Our friend and I went up to the register and paid for our books (…I have a spending problem…at least…I only got 4 books and not 10?) and left to go over the friends house.
We didn’t really do much when we got to the friends house. I was mostly sad because of my decision about work for today. I really should have gone in, but I guess in a way I’m ashamed that I didn’t give myself more time in the traffic I knew would be coming. Hurricane picked up on it. We talked a bit about it and he attempted to cheer me up. I drove him home afterward and said good-bye, feeling a bit down because he wouldn’t give me a kiss good-bye because we were close to his house with his crazy parents. Which is exactly why I don’t like spending time over his house — I want to be able to snuggle and kiss him without him resisting because of OTHER people!
I came home, sat down at my computer, and…I don’t think I really did anything. I mostly put my new books into my spreadsheets. I should probably upload my receipts at some point too.
I heated up some chili for dinner, which tasted amazing and now I think I want to make another batch of chili. I also things and stuff and things…

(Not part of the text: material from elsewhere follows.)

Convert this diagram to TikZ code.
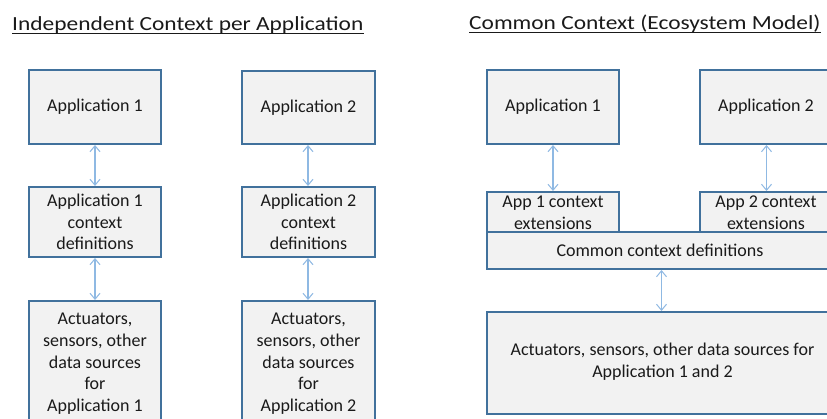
\documentclass[tikz,border=0pt]{standalone}
\usepackage{fontspec}
\setmainfont{Carlito}
\newfontfamily\ttlfont[FakeStretch=1.17]{Carlito}
\usetikzlibrary{arrows.meta}
\definecolor{boxfill}{HTML}{F2F2F2}
\definecolor{boxline}{HTML}{41719C}
\definecolor{arrcol}{HTML}{8FB9E3}
\definecolor{txt}{HTML}{1A1A1A}
\tikzset{
  blk/.style={draw=boxline, fill=boxfill, line width=1.6pt, inner sep=0pt},
  lbl/.style={font=\fontsize{18}{21.7}\selectfont, text=txt, align=center, inner sep=0pt},
  ttl/.style={font=\ttlfont\fontsize{20}{24}\selectfont, text=txt, inner sep=0pt, anchor=base west},
  link/.style={draw=arrcol, line width=1.2pt, {Straight Barb[length=6pt,width=10pt,line width=1pt]}-{Straight Barb[length=6pt,width=10pt,line width=1pt]}, shorten <=1pt, shorten >=1pt}
}
\begin{document}
\begin{tikzpicture}[x=1pt,y=-1pt]
\useasboundingbox (0,0) rectangle (827,419);
\clip (0,0) rectangle (827,419);
\fill[white] (0,0) rectangle (827,419);

% titles
\node[ttl] (t1) at (12,31) {Independent Context per Application};
\draw[txt, line width=1.2pt] ([yshift=-2.8pt]t1.base west) -- ([yshift=-2.8pt]t1.base east);
\node[ttl] (t2) at (469,30) {Common Context (Ecosystem Model)};
\draw[txt, line width=1.2pt] ([yshift=-2.8pt]t2.base west) -- ([yshift=-2.8pt]t2.base east);

% left diagram, column 1
\draw[blk] (29,70) rectangle (161,144);
\node[lbl] (la1) at (95,107) {Application 1};
\draw[blk] (29,187) rectangle (161,257);
\node[lbl] (lc1) at (95,222) {Application 1\\context\\definitions};
\draw[blk] (29,301) rectangle (161,432);
\node[lbl, anchor=north] (ls1) at (95,313) {Actuators,\\sensors, other\\data sources\\for\\Application 1};
\coordinate (a1b) at (95,144);
\coordinate (c1t) at (95,187);
\coordinate (c1b) at (95,257);
\coordinate (s1t) at (95,301);
\draw[link] (a1b) -- (c1t);
\draw[link] (c1b) -- (s1t);

% left diagram, column 2
\draw[blk] (242,71) rectangle (375,144);
\node[lbl] (la2) at (308.5,107.5) {Application 2};
\draw[blk] (242,187) rectangle (375,257);
\node[lbl] (lc2) at (308.5,222) {Application 2\\context\\definitions};
\draw[blk] (242,301) rectangle (375,432);
\node[lbl, anchor=north] (ls2) at (308.5,313) {Actuators,\\sensors, other\\data sources\\for\\Application 2};
\coordinate (a2b) at (308,144);
\coordinate (c2t) at (308,187);
\coordinate (c2b) at (308,257);
\coordinate (s2t) at (308,301);
\draw[link] (a2b) -- (c2t);
\draw[link] (c2b) -- (s2t);

% right diagram
\draw[blk] (487,70) rectangle (619,144);
\node[lbl] (ra1) at (553,107) {Application 1};
\draw[blk] (700,70) rectangle (833,144);
\node[lbl] (ra2) at (766,107) {Application 2};
\draw[blk] (487,192) rectangle (619,232);
\node[lbl] (re1) at (553,212.5) {App 1 context\\extensions};
\draw[blk] (700,192) rectangle (833,232);
\node[lbl] (re2) at (766,212.5) {App 2 context\\extensions};
\draw[blk] (487,232) rectangle (833,269);
\node[lbl] (rc) at (660,250) {Common context definitions};
\draw[blk] (487,312) rectangle (840,414);
\node[lbl] (rs) at (662.5,362) {Actuators, sensors, other data sources for\\Application 1 and 2};
\coordinate (ra1b) at (553,144);
\coordinate (re1t) at (553,192);
\coordinate (ra2b) at (766.5,144);
\coordinate (re2t) at (766.5,192);
\coordinate (rcb) at (661.5,269);
\coordinate (rst) at (661.5,312);
\draw[link] (ra1b) -- (re1t);
\draw[link] (ra2b) -- (re2t);
\draw[link] (rcb) -- (rst);
\end{tikzpicture}
\end{document}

…I mean, I watched a YouTube video and then decided to work on this blog entry because I haven’t written one for the past day or so.
…what was that buzzing sound from my phone? I’ll check it in a moment.
I’m currently quite tired. I’m pretty sure I’m going to read before I go to sleep. I’m actually excited about reading, ignoring the fact I’m reading probably too many books at once, har har har.
And now it’s August 1st, so when I actually wake up later today, I get to begin on my themed month: Artwork & Website! EEEE!!! I’m EXCITED! Let me do some AWESOME, COOL THINGS THIS MONTH, okay me?
LET’S DO IT!
I’ll write more later! Maybe I’ll wake up early enough to write a blog entry clearly defining my goals of the month.